== Information provided ==

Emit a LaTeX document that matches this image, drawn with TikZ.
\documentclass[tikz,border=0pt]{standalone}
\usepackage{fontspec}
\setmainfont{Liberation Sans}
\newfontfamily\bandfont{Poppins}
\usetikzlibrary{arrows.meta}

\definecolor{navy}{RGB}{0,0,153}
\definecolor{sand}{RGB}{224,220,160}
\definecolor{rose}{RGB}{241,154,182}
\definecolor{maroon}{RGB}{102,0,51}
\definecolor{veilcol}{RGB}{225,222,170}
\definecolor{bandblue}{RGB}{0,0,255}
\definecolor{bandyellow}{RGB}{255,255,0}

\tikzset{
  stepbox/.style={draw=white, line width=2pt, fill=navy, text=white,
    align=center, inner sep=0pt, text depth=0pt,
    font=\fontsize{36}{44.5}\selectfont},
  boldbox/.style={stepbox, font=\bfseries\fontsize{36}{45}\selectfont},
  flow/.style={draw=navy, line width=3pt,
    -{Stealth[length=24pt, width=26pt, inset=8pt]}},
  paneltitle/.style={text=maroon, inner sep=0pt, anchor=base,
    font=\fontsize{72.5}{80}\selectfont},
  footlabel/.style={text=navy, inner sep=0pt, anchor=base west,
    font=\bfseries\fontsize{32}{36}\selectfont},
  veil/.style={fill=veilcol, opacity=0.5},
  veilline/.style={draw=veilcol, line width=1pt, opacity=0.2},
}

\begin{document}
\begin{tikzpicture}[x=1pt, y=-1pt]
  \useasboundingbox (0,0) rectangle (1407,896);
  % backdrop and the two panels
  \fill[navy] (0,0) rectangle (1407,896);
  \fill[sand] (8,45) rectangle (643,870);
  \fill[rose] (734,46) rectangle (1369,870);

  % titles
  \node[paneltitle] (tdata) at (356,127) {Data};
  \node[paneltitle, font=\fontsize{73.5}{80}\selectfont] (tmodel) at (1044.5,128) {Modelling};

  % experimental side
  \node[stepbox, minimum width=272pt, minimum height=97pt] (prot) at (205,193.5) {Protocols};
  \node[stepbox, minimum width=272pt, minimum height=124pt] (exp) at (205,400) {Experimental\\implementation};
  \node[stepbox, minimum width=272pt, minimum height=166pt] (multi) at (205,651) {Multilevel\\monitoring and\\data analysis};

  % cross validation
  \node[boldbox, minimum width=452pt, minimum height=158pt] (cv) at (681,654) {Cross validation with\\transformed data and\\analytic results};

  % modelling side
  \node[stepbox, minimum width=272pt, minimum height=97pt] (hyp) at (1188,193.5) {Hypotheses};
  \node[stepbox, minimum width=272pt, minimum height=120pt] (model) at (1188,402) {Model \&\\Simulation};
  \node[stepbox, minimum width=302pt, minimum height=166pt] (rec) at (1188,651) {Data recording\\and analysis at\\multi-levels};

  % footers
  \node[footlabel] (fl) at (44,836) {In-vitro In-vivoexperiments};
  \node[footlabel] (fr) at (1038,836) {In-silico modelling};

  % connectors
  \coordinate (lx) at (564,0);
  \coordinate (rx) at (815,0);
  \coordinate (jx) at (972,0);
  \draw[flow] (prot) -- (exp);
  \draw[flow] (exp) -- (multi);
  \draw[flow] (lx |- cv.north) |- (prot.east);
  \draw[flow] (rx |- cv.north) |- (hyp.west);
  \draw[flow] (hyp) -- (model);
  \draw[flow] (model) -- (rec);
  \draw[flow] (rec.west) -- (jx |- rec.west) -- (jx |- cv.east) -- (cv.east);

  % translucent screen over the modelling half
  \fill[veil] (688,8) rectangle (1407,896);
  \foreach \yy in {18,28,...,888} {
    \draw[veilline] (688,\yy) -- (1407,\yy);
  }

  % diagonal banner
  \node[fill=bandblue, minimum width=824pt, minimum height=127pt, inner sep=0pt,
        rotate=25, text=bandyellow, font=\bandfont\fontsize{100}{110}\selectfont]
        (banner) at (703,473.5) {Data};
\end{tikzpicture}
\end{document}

===
== Information provided ==

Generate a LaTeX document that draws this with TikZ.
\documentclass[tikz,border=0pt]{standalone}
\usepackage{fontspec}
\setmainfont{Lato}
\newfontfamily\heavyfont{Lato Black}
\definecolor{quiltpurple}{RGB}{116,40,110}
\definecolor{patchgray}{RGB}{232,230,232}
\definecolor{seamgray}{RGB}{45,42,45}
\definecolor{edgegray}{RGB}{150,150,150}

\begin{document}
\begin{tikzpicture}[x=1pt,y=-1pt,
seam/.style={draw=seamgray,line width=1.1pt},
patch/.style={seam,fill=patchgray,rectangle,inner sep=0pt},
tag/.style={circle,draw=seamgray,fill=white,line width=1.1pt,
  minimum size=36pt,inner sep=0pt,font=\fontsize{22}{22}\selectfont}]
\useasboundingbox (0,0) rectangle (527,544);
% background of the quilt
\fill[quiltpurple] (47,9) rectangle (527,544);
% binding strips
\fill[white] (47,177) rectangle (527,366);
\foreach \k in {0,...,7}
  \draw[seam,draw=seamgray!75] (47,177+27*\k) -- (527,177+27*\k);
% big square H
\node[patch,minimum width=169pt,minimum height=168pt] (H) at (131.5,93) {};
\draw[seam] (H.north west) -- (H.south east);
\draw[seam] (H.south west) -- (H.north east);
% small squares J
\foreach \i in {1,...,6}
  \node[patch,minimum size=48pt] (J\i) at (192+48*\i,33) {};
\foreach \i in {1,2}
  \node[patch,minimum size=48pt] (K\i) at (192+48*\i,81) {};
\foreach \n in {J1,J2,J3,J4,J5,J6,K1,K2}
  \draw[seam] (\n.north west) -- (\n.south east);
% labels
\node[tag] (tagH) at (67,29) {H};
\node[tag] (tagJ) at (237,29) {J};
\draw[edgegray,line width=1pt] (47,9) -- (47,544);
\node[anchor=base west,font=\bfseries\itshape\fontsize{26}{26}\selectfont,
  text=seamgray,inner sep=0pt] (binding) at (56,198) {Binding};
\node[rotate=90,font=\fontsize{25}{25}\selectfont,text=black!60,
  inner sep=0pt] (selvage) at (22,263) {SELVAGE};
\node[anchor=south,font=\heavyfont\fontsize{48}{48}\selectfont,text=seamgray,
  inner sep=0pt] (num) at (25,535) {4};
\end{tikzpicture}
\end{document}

===
== Information provided ==

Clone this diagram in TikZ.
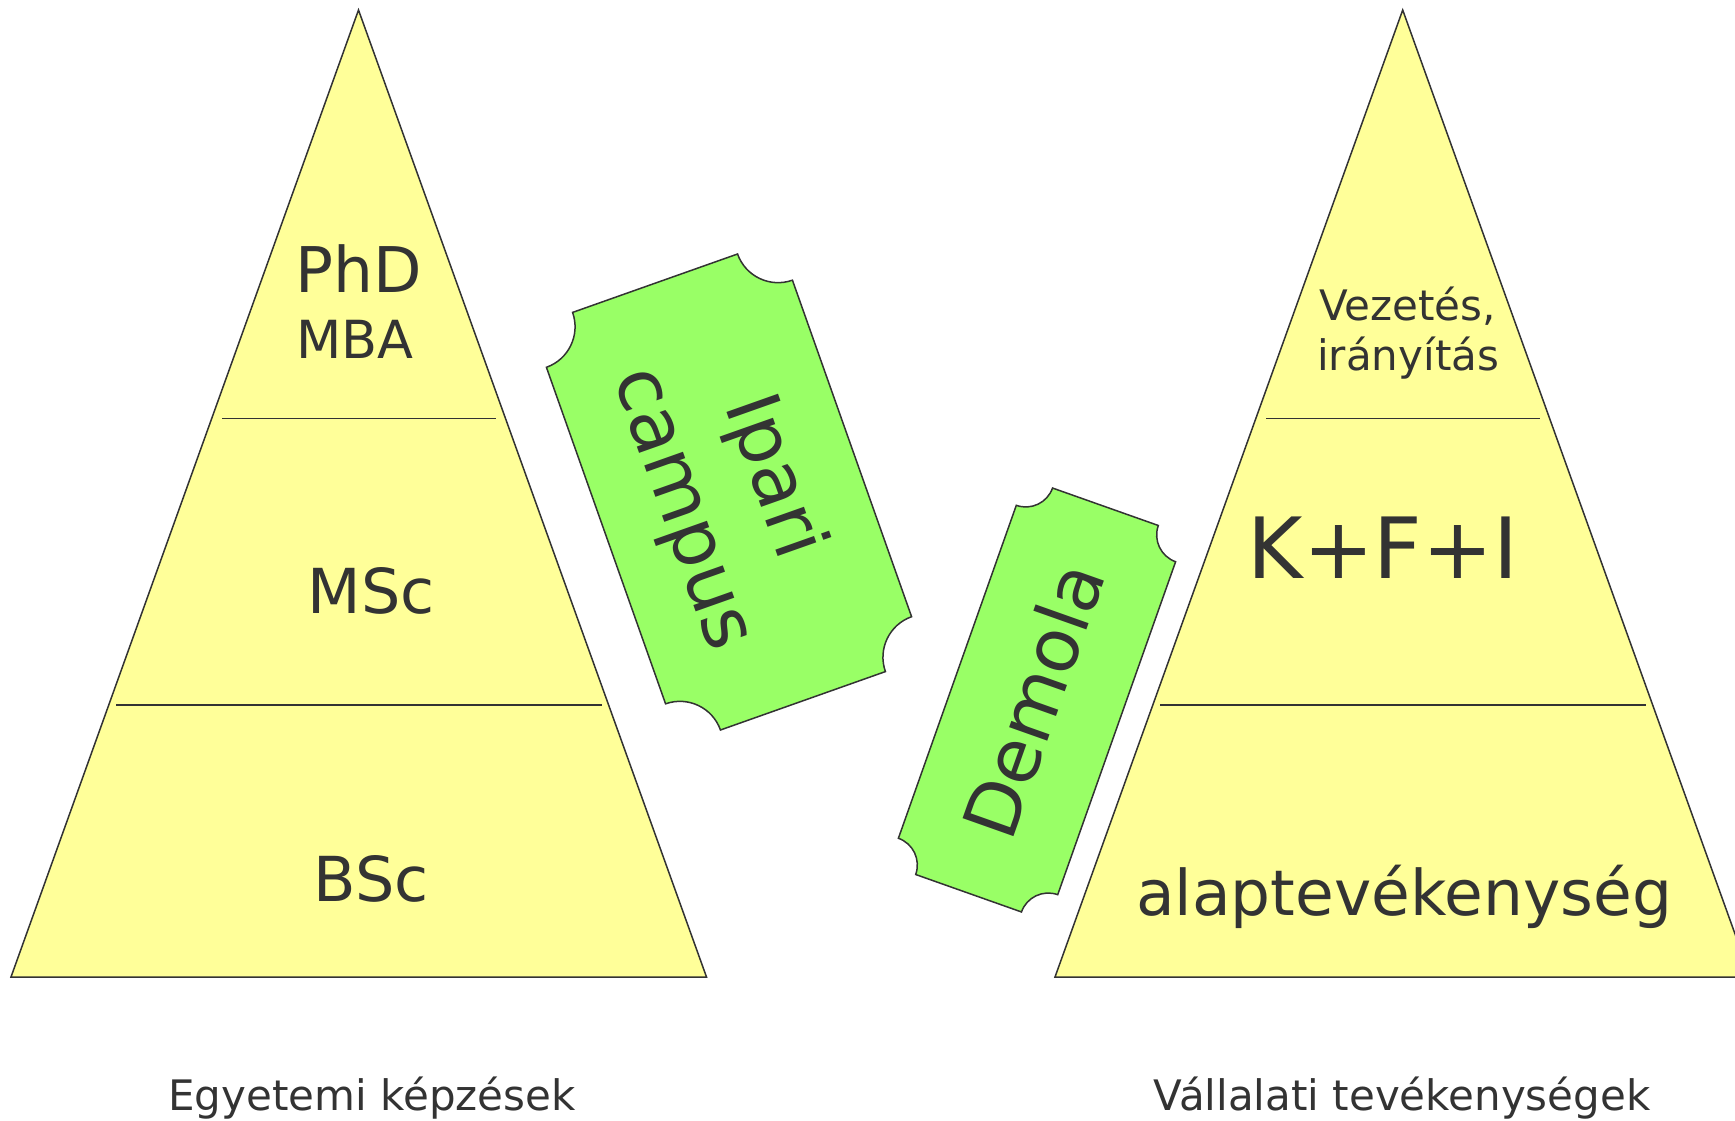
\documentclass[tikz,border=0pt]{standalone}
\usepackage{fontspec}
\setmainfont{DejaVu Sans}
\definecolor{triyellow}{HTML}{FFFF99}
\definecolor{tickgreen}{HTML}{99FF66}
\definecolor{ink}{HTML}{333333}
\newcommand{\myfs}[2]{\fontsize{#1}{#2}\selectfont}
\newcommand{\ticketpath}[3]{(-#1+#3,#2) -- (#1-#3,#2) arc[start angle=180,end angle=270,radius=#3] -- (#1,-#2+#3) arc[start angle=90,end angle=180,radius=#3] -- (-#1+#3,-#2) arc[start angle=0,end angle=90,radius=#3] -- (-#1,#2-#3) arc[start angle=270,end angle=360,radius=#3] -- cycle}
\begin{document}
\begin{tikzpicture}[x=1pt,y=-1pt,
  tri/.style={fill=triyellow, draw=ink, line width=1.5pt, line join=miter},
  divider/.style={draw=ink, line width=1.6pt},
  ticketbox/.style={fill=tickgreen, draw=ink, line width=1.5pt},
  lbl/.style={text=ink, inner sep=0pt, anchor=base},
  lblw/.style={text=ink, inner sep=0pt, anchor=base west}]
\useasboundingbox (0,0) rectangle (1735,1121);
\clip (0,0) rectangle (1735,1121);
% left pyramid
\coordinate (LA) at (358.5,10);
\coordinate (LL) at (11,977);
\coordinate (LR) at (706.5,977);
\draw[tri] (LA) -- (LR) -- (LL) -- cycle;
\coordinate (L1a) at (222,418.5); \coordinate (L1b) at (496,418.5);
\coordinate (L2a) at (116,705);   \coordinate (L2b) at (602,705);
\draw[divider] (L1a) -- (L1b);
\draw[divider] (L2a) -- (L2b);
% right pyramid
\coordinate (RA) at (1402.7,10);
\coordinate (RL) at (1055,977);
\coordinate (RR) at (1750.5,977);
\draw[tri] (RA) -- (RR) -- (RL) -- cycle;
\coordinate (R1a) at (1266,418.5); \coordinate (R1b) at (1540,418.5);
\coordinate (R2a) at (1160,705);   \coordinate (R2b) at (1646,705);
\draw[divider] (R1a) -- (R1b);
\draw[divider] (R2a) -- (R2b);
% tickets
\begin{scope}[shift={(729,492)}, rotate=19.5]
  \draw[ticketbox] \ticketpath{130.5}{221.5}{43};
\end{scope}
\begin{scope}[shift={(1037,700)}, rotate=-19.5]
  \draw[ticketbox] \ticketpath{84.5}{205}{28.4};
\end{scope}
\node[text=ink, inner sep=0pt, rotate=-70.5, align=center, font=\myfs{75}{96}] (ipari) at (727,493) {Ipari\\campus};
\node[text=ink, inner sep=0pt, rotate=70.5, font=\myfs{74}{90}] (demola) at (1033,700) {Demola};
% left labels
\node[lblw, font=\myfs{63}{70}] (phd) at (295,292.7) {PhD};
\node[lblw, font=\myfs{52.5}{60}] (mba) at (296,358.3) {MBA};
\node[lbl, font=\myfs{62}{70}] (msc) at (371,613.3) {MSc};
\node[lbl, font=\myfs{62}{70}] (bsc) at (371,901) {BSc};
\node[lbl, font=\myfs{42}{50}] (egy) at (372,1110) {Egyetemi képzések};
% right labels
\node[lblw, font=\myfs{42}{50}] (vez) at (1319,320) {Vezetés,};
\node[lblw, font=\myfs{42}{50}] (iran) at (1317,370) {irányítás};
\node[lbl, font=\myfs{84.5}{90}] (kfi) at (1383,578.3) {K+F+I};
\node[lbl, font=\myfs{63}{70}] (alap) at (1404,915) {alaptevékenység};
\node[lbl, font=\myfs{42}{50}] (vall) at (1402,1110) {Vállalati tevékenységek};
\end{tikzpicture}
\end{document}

===

## Short exercise
Look through the entries above and list every line containing "that".

## Full output
Emit a LaTeX document that matches this image, drawn with TikZ.
Generate a LaTeX document that draws this with TikZ.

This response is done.